Hussein "Hussi" Kutlucan (born 1962 in Kemah, Turkey) is a German author filmmaker, actor and former punk rocker. He was awarded the Adolf Grimme Prize 2000 in Gold for Ich Chef, Du Turnschuh (Me Boss, You Sneakers).
Director Angelika Levi Germany 2015
55 min., OV with English subs
Followed by a talk with Angelika Levi and Sandy Kaltenborn
On the night of May 26th, 2012 some of the inhabitants of the social flats at Kottbusser Tor, mainly neighbours of Turkish origin, built a protest house made of Euro-pallets. They called the construction “Gecekondu”, which means “built over night” in Turkish. Through the squatting of a public square in the middle of Kreuzberg, the renter initiative Kotti & Co started a protest still visible today and have thus managed to put the issue of social house building and the expulsion of people with low income on the political agenda. People with very different biographies and political opinions started talking with one another and sharing their stories. Prejudices were replaced by a positive uncertainty, neighbours became friends.

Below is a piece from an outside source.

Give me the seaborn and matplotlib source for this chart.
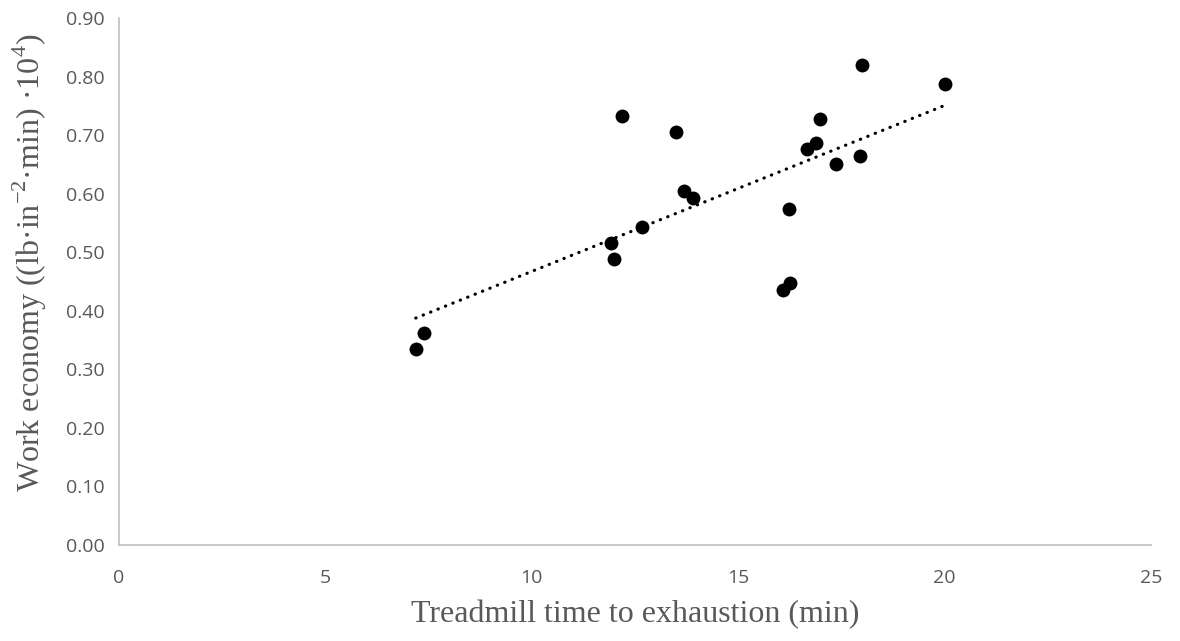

Miete essen Seele auf is documenting two years of neighbourly self-organization and protest. The initiative demands limitations for the rent and the return of social flats into the property of the state. The film, made by Angelika Levi and Christoph Dreher, connects the question of urban living with the history of migration and highlights the link between racism and urban expulsion.
Angelika Levi is a filmmaker, dramaturgist, editor and lecturer. Since 1985, Levi's films have been shown at international film festivals, in exhibitions and in cinemas and have won several awards. On 5th September her film My Life part 2 (2003) will be screened at the Festival Archival Assembly in Berlin.
Sandy Kaltenborn and his neighbors at Kottbusser Tor founded the tenant community Kotti & Co in 2011. He is involved in the fight for social housing in Berlin. Besides, he is a communication designer and has been running the office image-shift.net for 13 years. He grew up in the Middle East, lived in San Francisco before the dot-com gentrification wave and has been living in Berlin-Kreuzberg for 23 years.